Seminars
Atmosphere Ocean Science Colloquium
Quantification and Prediction of Rare Events in Nonlinear Waves
Speaker: Themistoklis Sapsis
Location: Warren Weaver Hall 1302
Date: Wednesday, October 8, 2014, 3:30 p.m.
Synopsis:
The scope of this work is the quantification and prediction of rare events characterized by extreme intensity, in nonlinear dispersive models that simulate water waves. In particular we are interested for the understanding and the short-term prediction of rogue waves in the ocean and to this end, we consider 1-dimensional nonlinear dispersive models and in particular the Majda-McLaughlin-Tabak MMT model and the Modified Nonlinear Schrodinger (MNLS) model, which have regimes with extreme localized events.

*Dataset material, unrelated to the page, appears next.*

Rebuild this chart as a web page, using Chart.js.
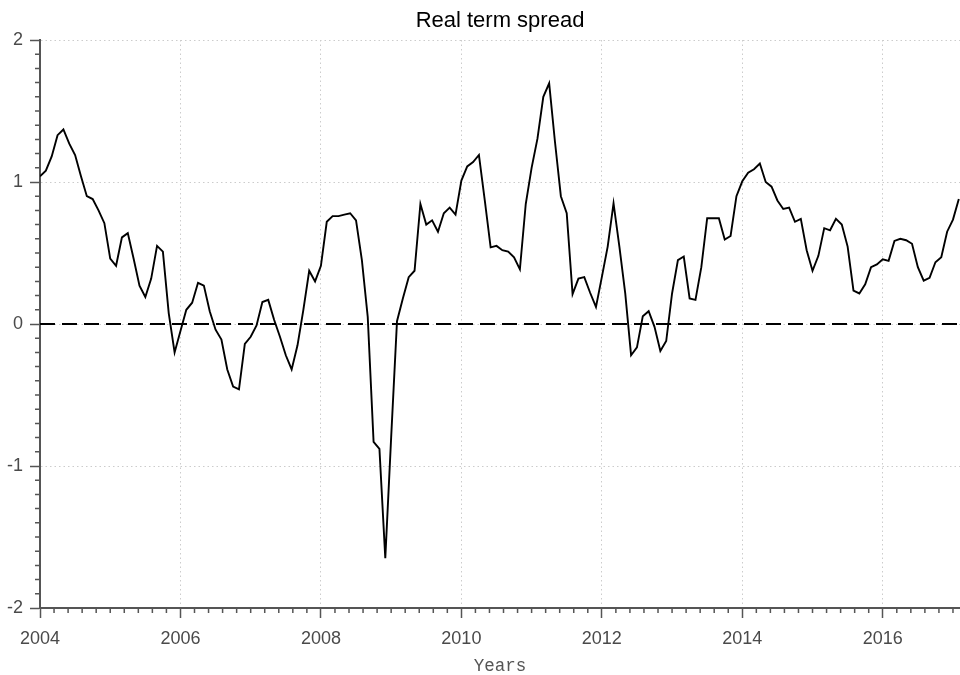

To understand the energy transfers that occur during the development of an extreme event we perform a spatially localized analysis of the energy distribution along different wave numbers by means of the Gabor transform. A stochastic analysis of the Gabor coefficients reveals i) the low-dimensionality of the intermittent structures, ii) the interplay between non-Gaussian statistical properties and nonlinear energy transfers between modes, as well as iii) the critical scales (or Gabor coefficients) where a critical energy can trigger the formation of an extreme event. The unstable character of these critical localized modes is analyzed directly through the system equation by formulating a reduced order model over an appropriate space of functions. These unstable modes are randomly triggered through the dispersive "heat bath'' of random waves that propagate in the nonlinear medium. Using these properties we formulate low-dimensional functional of these Gabor coefficients that allow for the prediction of extreme events well before the strongly nonlinear interactions begin to occur. The prediction window is further enhanced by the combination of the developed scheme with traditional filtering schemes with traditional filtering schemes.